* _Raw data_:
^^^^^^^^^^^^^^^^

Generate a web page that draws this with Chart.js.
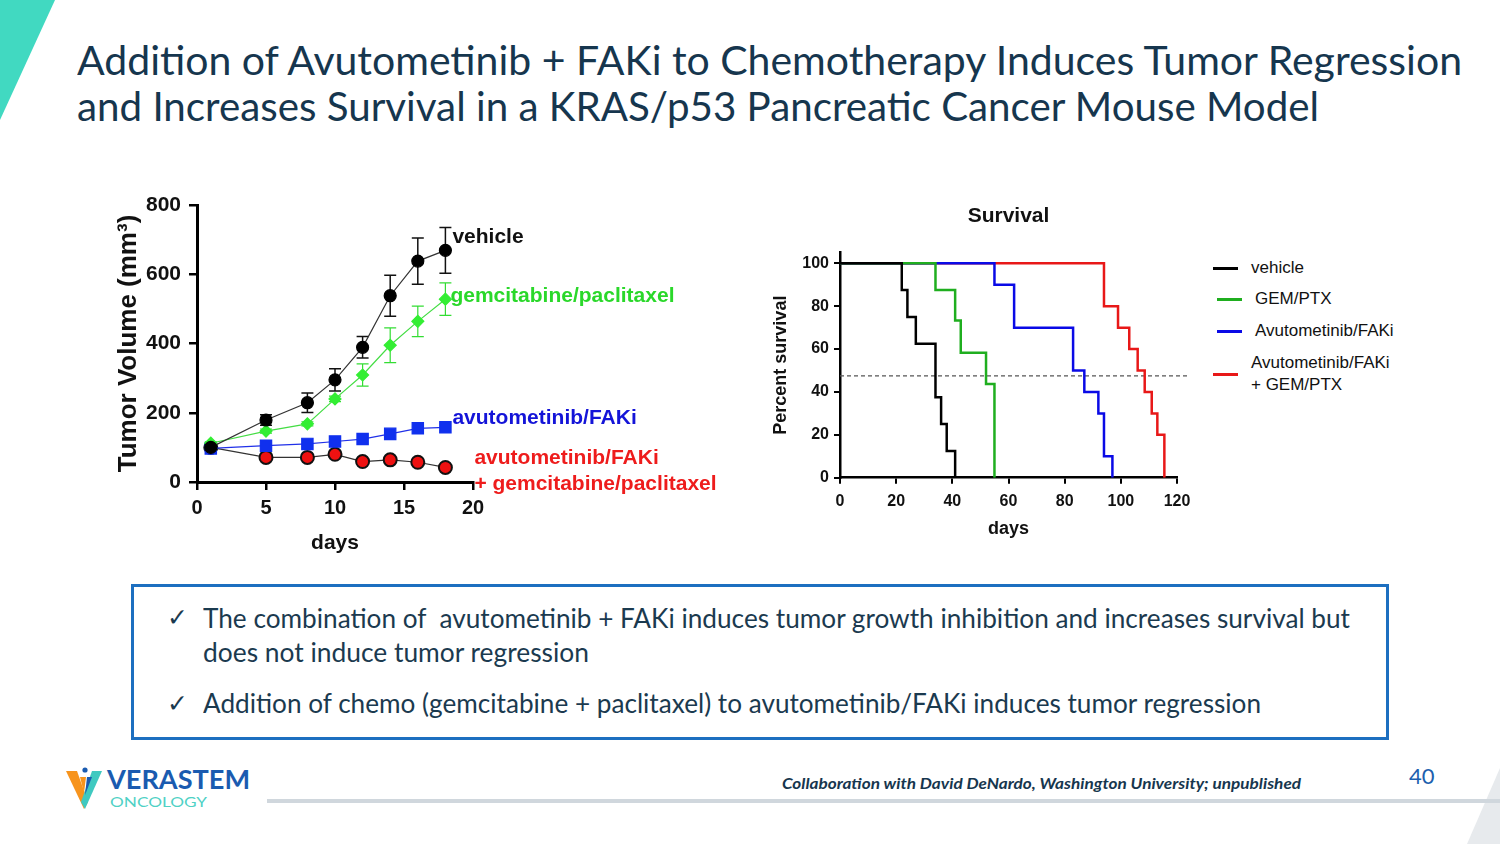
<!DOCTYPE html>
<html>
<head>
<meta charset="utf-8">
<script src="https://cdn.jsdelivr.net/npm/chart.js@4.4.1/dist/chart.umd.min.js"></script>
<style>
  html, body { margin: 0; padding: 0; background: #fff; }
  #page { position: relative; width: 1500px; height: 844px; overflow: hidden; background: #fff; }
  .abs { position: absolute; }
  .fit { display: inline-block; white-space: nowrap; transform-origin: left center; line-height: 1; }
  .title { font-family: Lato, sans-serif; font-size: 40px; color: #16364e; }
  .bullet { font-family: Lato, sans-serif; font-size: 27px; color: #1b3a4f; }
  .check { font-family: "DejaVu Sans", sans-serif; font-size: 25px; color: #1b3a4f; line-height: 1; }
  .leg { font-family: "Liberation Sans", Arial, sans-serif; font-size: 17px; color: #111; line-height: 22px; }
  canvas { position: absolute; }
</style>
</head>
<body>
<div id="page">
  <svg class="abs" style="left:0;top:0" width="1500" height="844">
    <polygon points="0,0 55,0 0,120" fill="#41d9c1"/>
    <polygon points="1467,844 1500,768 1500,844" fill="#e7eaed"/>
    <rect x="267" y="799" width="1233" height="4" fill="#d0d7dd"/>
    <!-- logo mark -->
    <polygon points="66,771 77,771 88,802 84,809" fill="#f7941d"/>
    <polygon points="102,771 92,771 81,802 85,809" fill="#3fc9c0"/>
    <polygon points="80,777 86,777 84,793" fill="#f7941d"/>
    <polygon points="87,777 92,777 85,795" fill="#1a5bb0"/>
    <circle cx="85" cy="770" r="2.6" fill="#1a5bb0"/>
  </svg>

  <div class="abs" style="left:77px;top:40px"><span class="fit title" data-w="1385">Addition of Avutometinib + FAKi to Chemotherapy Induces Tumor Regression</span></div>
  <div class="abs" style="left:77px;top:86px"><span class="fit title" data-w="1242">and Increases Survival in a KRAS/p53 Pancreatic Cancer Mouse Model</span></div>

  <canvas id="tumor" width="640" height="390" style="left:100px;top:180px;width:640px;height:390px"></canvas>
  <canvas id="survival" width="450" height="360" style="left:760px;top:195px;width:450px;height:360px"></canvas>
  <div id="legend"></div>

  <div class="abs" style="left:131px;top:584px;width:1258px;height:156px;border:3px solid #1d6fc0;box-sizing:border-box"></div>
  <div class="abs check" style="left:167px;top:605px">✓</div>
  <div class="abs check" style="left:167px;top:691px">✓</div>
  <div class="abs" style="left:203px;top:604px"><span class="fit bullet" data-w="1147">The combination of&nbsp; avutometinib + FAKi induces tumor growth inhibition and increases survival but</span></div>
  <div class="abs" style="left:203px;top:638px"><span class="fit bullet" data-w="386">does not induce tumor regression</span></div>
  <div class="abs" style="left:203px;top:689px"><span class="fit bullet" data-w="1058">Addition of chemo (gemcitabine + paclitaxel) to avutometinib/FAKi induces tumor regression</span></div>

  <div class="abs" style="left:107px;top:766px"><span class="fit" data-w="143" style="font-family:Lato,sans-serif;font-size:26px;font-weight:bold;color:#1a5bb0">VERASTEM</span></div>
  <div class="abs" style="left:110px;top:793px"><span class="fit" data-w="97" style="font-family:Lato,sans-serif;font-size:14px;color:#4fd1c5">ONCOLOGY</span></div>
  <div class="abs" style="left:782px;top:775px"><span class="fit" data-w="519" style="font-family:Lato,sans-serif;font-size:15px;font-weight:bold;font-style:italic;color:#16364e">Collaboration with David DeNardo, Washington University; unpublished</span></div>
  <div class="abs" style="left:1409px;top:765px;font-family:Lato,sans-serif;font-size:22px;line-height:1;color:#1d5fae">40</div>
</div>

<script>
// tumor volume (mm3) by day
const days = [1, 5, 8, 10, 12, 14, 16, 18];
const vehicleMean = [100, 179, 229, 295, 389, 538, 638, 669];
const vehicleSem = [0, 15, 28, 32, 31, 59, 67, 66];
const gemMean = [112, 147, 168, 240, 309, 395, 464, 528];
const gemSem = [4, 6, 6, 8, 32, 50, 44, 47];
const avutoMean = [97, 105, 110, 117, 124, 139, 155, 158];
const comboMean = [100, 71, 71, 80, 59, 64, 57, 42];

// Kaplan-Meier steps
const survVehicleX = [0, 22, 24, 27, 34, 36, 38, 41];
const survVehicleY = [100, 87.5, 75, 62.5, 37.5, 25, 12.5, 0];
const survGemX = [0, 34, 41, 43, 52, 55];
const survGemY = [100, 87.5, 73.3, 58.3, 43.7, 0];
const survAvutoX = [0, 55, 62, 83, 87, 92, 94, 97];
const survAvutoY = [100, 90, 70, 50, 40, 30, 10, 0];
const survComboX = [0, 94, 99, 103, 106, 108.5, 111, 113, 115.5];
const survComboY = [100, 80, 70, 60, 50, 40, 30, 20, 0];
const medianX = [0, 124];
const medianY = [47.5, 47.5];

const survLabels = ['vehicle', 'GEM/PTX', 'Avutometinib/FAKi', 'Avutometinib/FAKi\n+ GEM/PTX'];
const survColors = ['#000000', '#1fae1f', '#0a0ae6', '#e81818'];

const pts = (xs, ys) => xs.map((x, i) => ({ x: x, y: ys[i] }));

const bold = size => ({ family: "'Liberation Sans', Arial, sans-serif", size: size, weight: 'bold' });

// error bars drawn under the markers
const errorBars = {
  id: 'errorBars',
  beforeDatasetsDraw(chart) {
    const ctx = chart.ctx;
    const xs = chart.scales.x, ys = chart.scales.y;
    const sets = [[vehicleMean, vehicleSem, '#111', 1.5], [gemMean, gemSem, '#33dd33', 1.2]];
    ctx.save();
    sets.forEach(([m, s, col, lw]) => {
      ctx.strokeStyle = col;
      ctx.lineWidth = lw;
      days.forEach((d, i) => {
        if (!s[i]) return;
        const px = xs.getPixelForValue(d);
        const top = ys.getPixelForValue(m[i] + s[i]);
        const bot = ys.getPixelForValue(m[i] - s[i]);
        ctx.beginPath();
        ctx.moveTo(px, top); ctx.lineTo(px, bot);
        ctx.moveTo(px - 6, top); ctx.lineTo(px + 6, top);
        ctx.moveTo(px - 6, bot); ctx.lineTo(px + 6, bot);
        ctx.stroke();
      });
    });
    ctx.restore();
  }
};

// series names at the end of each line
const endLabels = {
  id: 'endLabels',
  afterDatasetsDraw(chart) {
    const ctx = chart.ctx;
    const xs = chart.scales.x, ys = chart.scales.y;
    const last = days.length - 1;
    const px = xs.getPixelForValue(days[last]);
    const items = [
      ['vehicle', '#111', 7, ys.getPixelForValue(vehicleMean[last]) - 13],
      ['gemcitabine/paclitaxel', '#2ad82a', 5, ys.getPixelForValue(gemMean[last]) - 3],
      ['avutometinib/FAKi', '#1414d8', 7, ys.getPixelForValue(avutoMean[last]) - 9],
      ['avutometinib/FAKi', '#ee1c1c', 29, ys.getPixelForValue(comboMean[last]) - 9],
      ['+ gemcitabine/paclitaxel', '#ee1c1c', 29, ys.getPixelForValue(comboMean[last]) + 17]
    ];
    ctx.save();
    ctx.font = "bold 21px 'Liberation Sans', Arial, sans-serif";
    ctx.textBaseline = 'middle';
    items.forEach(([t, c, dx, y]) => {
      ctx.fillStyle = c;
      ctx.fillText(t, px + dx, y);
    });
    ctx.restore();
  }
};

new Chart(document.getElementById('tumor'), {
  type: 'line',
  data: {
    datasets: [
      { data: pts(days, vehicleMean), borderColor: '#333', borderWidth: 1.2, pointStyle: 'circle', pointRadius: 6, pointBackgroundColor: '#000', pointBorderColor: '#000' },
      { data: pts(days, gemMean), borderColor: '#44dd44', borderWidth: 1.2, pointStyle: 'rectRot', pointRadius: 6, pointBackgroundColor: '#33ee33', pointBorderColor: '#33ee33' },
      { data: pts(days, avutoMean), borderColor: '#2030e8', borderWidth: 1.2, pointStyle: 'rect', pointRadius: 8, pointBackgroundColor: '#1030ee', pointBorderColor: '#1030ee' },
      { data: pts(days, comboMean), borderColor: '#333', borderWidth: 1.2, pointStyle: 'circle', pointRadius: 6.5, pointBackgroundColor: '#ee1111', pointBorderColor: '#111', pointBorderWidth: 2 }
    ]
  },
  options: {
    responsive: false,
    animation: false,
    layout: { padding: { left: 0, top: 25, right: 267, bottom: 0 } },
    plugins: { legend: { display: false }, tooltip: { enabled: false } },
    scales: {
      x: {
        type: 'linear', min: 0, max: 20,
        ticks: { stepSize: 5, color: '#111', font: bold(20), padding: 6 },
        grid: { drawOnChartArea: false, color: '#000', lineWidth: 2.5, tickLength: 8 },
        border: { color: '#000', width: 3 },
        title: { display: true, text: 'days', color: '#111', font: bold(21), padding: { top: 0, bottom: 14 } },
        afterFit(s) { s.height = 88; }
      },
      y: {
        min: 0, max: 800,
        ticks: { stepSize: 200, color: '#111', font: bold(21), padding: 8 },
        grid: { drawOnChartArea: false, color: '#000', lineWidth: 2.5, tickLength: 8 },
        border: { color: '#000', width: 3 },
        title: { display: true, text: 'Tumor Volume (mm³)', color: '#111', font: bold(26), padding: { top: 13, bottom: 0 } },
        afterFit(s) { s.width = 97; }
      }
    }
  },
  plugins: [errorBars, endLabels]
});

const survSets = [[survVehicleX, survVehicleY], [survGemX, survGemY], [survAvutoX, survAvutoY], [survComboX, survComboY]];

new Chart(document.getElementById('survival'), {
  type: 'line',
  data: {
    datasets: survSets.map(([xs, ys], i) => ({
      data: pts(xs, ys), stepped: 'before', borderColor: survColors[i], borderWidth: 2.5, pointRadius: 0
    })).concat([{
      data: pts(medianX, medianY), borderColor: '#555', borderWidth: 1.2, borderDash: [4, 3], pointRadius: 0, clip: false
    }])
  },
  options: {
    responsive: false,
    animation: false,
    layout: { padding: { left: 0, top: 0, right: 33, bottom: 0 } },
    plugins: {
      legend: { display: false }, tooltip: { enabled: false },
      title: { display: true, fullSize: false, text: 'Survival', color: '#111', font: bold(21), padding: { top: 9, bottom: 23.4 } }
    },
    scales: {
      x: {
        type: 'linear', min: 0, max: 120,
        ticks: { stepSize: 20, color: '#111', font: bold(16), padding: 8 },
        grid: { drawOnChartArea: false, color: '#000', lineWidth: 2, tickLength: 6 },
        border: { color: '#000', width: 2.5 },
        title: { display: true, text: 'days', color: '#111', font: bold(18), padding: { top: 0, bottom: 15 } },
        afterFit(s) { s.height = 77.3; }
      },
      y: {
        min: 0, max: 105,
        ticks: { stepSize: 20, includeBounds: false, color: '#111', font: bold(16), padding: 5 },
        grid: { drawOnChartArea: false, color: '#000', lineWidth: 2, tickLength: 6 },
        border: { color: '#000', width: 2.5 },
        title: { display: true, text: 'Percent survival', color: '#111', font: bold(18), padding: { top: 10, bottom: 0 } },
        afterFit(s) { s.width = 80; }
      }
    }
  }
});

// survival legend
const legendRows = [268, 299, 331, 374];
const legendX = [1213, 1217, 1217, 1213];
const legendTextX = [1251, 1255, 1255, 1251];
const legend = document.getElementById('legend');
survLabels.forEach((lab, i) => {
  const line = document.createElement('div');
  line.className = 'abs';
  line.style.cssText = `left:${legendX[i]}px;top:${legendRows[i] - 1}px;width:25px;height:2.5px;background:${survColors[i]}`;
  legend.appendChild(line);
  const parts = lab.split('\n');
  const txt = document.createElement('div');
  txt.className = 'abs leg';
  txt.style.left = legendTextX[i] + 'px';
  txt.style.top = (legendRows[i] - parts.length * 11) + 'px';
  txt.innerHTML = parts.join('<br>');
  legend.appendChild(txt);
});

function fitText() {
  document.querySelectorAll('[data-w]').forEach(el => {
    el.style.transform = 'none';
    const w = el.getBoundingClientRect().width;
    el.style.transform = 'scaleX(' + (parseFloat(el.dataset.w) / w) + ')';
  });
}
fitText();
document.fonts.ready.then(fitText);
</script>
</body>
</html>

^^^^^^^^^^^^^^^^

* _Objective_:
Give again, exactly, the lines from the start of the data through the one holding "Cancer Mouse Model</span></div>"; omit the pictures.

* _Full response_:
Generate a web page that draws this with Chart.js.
<!DOCTYPE html>
<html>
<head>
<meta charset="utf-8">
<script src="https://cdn.jsdelivr.net/npm/chart.js@4.4.1/dist/chart.umd.min.js"></script>
<style>
  html, body { margin: 0; padding: 0; background: #fff; }
  #page { position: relative; width: 1500px; height: 844px; overflow: hidden; background: #fff; }
  .abs { position: absolute; }
  .fit { display: inline-block; white-space: nowrap; transform-origin: left center; line-height: 1; }
  .title { font-family: Lato, sans-serif; font-size: 40px; color: #16364e; }
  .bullet { font-family: Lato, sans-serif; font-size: 27px; color: #1b3a4f; }
  .check { font-family: "DejaVu Sans", sans-serif; font-size: 25px; color: #1b3a4f; line-height: 1; }
  .leg { font-family: "Liberation Sans", Arial, sans-serif; font-size: 17px; color: #111; line-height: 22px; }
  canvas { position: absolute; }
</style>
</head>
<body>
<div id="page">
  <svg class="abs" style="left:0;top:0" width="1500" height="844">
    <polygon points="0,0 55,0 0,120" fill="#41d9c1"/>
    <polygon points="1467,844 1500,768 1500,844" fill="#e7eaed"/>
    <rect x="267" y="799" width="1233" height="4" fill="#d0d7dd"/>
    <!-- logo mark -->
    <polygon points="66,771 77,771 88,802 84,809" fill="#f7941d"/>
    <polygon points="102,771 92,771 81,802 85,809" fill="#3fc9c0"/>
    <polygon points="80,777 86,777 84,793" fill="#f7941d"/>
    <polygon points="87,777 92,777 85,795" fill="#1a5bb0"/>
    <circle cx="85" cy="770" r="2.6" fill="#1a5bb0"/>
  </svg>

  <div class="abs" style="left:77px;top:40px"><span class="fit title" data-w="1385">Addition of Avutometinib + FAKi to Chemotherapy Induces Tumor Regression</span></div>
  <div class="abs" style="left:77px;top:86px"><span class="fit title" data-w="1242">and Increases Survival in a KRAS/p53 Pancreatic Cancer Mouse Model</span></div>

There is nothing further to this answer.